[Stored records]
════════════════════
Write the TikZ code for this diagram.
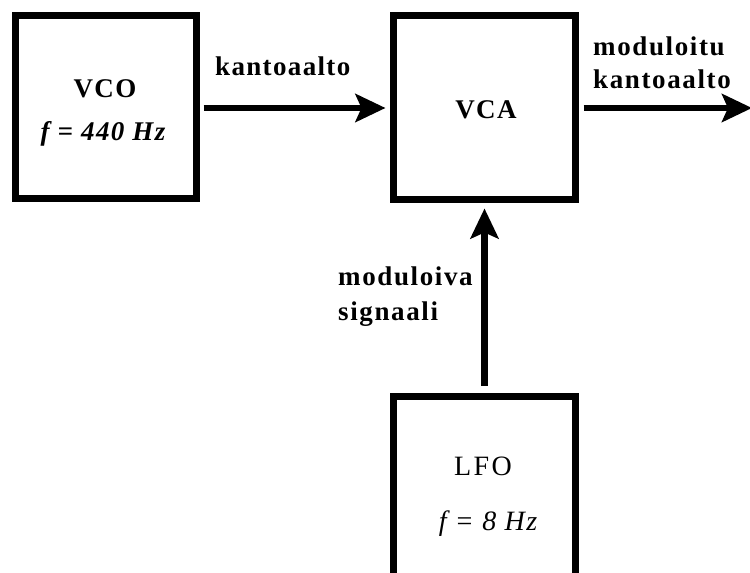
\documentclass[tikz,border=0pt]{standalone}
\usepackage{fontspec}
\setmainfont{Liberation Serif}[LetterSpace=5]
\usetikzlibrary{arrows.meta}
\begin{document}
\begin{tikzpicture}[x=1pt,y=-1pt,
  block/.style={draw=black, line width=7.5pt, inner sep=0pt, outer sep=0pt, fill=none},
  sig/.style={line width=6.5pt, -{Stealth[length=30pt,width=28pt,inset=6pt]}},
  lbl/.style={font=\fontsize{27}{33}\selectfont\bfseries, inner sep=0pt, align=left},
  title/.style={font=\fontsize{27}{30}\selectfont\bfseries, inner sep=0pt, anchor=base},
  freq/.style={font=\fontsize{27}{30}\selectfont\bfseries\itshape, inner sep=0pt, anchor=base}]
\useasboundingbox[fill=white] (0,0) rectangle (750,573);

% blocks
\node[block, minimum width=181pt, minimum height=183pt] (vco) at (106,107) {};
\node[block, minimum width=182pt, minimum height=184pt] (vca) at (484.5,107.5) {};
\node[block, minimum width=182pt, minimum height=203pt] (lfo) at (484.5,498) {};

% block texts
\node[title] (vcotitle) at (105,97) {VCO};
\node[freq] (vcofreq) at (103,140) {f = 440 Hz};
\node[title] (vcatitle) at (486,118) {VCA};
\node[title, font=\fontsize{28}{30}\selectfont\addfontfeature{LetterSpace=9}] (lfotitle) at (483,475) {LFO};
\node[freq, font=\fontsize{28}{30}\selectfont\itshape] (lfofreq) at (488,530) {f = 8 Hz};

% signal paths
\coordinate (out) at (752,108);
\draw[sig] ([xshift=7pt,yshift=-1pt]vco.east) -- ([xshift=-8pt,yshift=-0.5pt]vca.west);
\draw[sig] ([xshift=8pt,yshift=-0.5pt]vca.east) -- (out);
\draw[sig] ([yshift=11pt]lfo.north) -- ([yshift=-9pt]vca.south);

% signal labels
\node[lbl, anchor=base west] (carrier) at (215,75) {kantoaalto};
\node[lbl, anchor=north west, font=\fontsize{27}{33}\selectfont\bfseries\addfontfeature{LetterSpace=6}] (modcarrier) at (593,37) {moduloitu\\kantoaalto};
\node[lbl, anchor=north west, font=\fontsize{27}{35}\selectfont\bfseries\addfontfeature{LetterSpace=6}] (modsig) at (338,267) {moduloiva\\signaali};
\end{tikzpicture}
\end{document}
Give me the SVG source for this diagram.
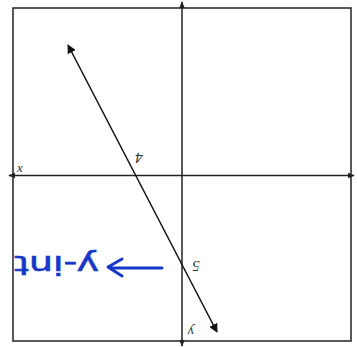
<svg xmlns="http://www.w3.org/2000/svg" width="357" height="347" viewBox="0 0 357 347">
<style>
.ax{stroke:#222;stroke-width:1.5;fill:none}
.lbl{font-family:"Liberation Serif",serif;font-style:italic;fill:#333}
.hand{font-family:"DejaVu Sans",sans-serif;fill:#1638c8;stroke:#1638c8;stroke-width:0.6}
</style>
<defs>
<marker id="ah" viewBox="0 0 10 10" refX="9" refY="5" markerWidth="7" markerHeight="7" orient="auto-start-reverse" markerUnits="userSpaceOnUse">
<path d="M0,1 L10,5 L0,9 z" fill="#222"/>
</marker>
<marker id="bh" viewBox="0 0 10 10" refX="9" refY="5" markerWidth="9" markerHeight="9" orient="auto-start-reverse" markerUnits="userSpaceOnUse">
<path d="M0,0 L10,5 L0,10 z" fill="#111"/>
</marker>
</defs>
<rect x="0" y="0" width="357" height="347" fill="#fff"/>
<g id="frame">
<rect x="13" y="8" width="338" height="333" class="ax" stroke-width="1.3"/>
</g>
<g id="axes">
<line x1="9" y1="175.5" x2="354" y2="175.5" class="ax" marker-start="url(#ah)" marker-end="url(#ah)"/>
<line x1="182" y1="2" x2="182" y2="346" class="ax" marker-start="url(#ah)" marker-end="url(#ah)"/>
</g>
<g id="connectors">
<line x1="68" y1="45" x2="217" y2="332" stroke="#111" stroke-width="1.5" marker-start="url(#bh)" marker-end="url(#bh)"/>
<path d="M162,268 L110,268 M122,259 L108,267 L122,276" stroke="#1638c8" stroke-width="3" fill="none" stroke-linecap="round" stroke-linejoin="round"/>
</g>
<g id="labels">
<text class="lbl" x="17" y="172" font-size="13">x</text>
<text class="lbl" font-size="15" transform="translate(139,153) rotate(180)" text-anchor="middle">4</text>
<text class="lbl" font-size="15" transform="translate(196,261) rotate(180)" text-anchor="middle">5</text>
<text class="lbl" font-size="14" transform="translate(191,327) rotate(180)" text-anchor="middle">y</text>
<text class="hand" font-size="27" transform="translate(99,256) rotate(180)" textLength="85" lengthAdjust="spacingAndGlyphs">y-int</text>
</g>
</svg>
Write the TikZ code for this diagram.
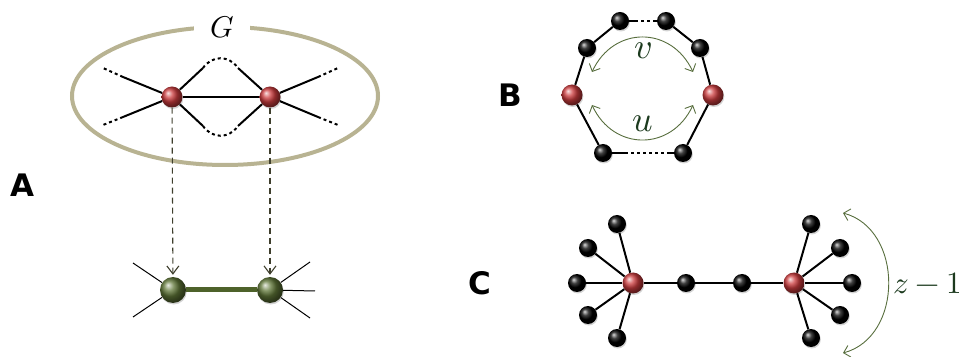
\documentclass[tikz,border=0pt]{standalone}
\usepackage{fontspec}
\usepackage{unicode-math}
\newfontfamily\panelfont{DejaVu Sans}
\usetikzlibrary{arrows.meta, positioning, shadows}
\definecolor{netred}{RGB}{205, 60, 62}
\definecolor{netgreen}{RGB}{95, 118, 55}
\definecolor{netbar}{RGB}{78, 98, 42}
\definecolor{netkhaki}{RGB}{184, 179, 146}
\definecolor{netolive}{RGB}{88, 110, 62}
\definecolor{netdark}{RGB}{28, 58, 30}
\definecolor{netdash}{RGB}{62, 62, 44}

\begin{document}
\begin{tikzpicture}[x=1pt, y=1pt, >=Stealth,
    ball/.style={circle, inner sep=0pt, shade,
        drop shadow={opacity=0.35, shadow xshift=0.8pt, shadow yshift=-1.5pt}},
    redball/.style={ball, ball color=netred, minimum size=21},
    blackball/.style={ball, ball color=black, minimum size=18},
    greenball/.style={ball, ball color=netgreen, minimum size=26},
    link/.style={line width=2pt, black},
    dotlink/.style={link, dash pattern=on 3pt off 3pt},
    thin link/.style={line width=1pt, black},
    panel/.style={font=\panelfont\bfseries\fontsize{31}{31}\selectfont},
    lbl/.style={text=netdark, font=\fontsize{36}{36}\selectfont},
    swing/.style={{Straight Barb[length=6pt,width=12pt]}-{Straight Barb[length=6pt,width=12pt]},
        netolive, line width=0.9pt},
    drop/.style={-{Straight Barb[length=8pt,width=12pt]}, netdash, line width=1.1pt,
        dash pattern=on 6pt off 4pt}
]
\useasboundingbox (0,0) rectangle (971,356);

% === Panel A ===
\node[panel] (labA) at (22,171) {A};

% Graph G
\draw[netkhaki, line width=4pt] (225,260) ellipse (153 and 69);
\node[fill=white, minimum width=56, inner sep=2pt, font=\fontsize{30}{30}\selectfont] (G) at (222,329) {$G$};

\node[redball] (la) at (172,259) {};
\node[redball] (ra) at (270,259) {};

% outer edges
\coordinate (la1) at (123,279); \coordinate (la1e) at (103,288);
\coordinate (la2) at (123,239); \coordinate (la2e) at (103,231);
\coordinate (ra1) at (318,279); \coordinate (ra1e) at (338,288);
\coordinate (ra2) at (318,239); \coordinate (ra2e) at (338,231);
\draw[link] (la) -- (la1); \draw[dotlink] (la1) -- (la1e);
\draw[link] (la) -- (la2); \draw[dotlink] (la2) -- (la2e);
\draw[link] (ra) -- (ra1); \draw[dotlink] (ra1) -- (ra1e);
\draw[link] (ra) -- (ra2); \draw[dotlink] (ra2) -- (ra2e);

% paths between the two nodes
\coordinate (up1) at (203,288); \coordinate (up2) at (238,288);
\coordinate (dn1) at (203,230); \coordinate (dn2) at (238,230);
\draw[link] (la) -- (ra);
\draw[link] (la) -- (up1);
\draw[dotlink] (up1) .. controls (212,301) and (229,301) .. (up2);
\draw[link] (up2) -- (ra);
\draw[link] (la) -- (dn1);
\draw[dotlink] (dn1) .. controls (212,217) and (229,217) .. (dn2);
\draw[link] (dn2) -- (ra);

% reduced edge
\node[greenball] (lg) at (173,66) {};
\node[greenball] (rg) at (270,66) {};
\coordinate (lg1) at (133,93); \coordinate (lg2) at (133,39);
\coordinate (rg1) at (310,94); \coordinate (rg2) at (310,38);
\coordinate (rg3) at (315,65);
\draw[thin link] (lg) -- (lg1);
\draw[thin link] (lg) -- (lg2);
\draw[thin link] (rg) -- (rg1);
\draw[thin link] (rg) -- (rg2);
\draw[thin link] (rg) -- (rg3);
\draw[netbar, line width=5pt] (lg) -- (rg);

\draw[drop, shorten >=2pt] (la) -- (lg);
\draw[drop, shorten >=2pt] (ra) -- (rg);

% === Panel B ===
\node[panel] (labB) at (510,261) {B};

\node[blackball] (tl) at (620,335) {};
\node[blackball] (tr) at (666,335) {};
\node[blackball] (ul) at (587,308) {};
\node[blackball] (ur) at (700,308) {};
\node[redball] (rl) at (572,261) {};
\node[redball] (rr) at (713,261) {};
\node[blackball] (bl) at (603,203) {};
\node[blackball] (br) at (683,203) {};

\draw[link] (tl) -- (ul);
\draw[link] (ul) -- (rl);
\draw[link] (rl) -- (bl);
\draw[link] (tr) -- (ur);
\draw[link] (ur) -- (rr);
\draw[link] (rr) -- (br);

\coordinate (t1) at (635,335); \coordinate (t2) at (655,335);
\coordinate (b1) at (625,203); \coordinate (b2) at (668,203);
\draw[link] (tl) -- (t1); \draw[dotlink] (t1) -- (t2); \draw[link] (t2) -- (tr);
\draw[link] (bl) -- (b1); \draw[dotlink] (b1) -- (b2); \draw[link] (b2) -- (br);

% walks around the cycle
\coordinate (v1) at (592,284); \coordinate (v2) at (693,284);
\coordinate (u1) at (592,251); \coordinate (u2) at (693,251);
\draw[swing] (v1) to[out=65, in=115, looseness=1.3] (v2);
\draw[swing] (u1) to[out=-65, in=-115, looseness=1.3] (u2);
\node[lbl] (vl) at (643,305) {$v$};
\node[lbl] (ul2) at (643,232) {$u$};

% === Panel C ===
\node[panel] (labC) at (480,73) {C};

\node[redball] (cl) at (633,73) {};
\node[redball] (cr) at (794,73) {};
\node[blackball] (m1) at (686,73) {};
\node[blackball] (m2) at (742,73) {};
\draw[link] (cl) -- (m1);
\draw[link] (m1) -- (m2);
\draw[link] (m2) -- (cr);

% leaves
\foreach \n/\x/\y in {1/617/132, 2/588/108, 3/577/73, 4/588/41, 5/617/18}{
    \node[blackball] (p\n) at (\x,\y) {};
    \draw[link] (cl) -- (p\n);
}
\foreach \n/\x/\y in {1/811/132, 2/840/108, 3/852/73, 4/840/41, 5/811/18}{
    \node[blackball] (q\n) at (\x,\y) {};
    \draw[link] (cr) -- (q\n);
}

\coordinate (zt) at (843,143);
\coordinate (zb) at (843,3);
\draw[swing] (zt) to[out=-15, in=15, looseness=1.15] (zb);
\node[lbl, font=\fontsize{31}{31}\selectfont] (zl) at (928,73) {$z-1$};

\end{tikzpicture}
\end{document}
════════════════════
:: TASK DETAILS ::
Only the lines from the start of the records to the line with "([yshift=11pt]lfo.north) -- ([yshift=-9pt]vca.south);" belong in the copy. Print them exactly, minus pictures.

:: WORKED ANSWER ::
Write the TikZ code for this diagram.
\documentclass[tikz,border=0pt]{standalone}
\usepackage{fontspec}
\setmainfont{Liberation Serif}[LetterSpace=5]
\usetikzlibrary{arrows.meta}
\begin{document}
\begin{tikzpicture}[x=1pt,y=-1pt,
  block/.style={draw=black, line width=7.5pt, inner sep=0pt, outer sep=0pt, fill=none},
  sig/.style={line width=6.5pt, -{Stealth[length=30pt,width=28pt,inset=6pt]}},
  lbl/.style={font=\fontsize{27}{33}\selectfont\bfseries, inner sep=0pt, align=left},
  title/.style={font=\fontsize{27}{30}\selectfont\bfseries, inner sep=0pt, anchor=base},
  freq/.style={font=\fontsize{27}{30}\selectfont\bfseries\itshape, inner sep=0pt, anchor=base}]
\useasboundingbox[fill=white] (0,0) rectangle (750,573);

% blocks
\node[block, minimum width=181pt, minimum height=183pt] (vco) at (106,107) {};
\node[block, minimum width=182pt, minimum height=184pt] (vca) at (484.5,107.5) {};
\node[block, minimum width=182pt, minimum height=203pt] (lfo) at (484.5,498) {};

% block texts
\node[title] (vcotitle) at (105,97) {VCO};
\node[freq] (vcofreq) at (103,140) {f = 440 Hz};
\node[title] (vcatitle) at (486,118) {VCA};
\node[title, font=\fontsize{28}{30}\selectfont\addfontfeature{LetterSpace=9}] (lfotitle) at (483,475) {LFO};
\node[freq, font=\fontsize{28}{30}\selectfont\itshape] (lfofreq) at (488,530) {f = 8 Hz};

% signal paths
\coordinate (out) at (752,108);
\draw[sig] ([xshift=7pt,yshift=-1pt]vco.east) -- ([xshift=-8pt,yshift=-0.5pt]vca.west);
\draw[sig] ([xshift=8pt,yshift=-0.5pt]vca.east) -- (out);
\draw[sig] ([yshift=11pt]lfo.north) -- ([yshift=-9pt]vca.south);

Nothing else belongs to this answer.